Perhaps one result of the latest disaster will be a reordering of police undercover procedures. The Diallo case led to changes. But it may be worth noting that the New York police do not typically shoot at anything in sight, despite some of the overheated oratory heard in the last few days.

By any measurement — number of shooting incidents, number of rounds fired, number of civilians shot or wounded — police officers reach for their guns far less often than they did 10 years ago. And 10 years ago, under Mr. Giuliani, the numbers were well below those of previous decades.

In the early 1970s, an average of 63 civilians a year were shot to death by the police. The figure for 1996 was 30. Last year it was 9. Before the Bell episode, the 2006 total was 10.

Of course, statistics get you only so far. Inevitably, something like Mr. Bell’s death reinforces a perception among some New Yorkers that the police are trigger-happy and the ones who pay, almost always, are black men
See, there's a missing man from Haberman's article and it's former police captain Eric Adams. He, not Sharpton, has defined the response to police shootings, and other crimes. It's easy for Haberman to take a snide cheap shot at Sharpton and Barron, but it isn't so easy unless you leave out Adams and his former organization One Hundred Blacks in Law Enforcement who care.

When criminals shoot police, why would you hold a rally? They're going to jail and justice will be served.
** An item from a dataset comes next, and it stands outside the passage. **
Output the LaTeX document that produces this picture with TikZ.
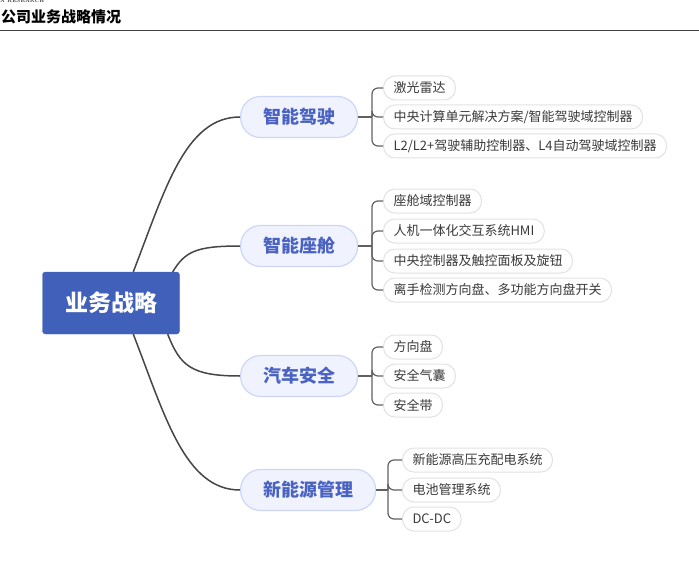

When police murder blacks in the streets of New York, the dead are smeared, their families forced to wage a publicity campaign to get justice and is most likely to get a civil settlement from the city, while the cops walk free.
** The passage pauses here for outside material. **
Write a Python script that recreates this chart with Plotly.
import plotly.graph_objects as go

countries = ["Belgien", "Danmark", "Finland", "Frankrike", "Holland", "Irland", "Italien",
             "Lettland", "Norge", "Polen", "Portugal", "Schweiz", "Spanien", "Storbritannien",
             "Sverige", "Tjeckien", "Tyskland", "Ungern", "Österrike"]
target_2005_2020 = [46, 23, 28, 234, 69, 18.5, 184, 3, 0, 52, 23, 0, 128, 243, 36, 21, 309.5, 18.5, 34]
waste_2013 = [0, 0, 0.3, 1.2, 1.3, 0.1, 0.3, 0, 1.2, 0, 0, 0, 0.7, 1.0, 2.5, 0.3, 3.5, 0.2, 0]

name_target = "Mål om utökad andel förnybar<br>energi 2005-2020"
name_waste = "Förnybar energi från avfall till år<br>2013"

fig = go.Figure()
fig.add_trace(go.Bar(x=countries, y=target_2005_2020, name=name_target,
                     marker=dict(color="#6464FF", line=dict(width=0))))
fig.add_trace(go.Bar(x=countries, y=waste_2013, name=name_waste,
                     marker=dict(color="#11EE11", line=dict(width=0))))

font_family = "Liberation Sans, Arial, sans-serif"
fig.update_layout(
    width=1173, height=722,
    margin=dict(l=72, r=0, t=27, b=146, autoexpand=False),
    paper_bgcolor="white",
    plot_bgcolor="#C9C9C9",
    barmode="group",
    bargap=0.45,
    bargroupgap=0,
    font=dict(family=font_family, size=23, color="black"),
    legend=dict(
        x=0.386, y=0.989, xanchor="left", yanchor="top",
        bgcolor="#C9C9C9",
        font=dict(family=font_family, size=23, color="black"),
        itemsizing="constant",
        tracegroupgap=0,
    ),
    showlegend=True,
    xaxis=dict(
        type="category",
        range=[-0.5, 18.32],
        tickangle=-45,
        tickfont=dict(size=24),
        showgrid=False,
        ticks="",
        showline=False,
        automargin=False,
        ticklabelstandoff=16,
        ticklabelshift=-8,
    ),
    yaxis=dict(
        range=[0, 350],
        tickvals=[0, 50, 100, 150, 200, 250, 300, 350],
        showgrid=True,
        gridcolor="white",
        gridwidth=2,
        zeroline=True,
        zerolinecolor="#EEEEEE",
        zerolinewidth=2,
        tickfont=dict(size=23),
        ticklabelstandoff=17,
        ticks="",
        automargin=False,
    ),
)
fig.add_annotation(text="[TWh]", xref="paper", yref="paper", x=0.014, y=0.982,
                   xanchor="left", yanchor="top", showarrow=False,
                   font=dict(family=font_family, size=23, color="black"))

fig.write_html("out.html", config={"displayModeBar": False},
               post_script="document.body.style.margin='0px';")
It is Adams who Sharpton has relied upon to question police procedure.

What Haberman also forgets to mention is while making Barron out to be scary, is that the issue is not just the shootings. People aren't upset about the shootings alone, but the knowledge that it is likely that no matter how flawed the incident, a policeman will never do time for killing a minority. If a citizen shot a police officer 41 or 50 times, they would be under the jail.

But time and again, white police officers are excused for what are basically extrajudicial killings. In the most egregious case, Giuliani led the fight to move the trial from the Bronx to Albany, where the jury freed four murderers. Which was the expected outcome. The Dorismond case never got to a jury. And the feds, frightened of Giuliani, never persued the case in District court.
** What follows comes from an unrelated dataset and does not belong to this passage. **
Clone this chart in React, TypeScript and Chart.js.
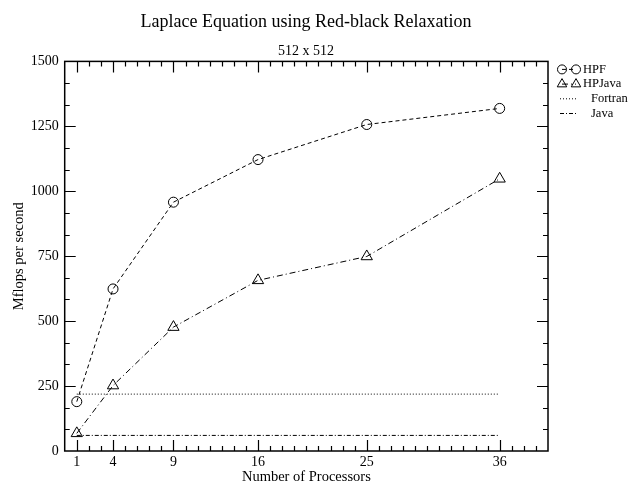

The ONLY case which got to a federal grand jury and trial was the sodomy case of Abner Louima. And then, the cops lawyers waged a years long media battle to get some of the defendents freed.

What Haberman ignores is the fact that when police are wrong, when they murder, they do not serve time.

He's not honest enough to admit that it isn't perception but fact that when black men are murdered in the streets of New York by the police, heaven and earth will be moved to help them escape justice.

He, like a lot of the media, do not realize that the anger over the Diallo and Dorismond murders have only receeded, not disappeared. Freddy Ferrer found that out the hard way last year. By saying the Diallo "shooting" wasn't a murder, he lost black New York, despite Sharpton's efforts to help him.

Bloomberg doesn't realize it either.

The police unions better realize that they are alone on this. When the head of the Detectives Association comes out and says it was a good shooting, it makes him look like a bloodthirsty racist. Now, he may be defending his members, but people no longer want to hear police excuses for dead black men in the streets.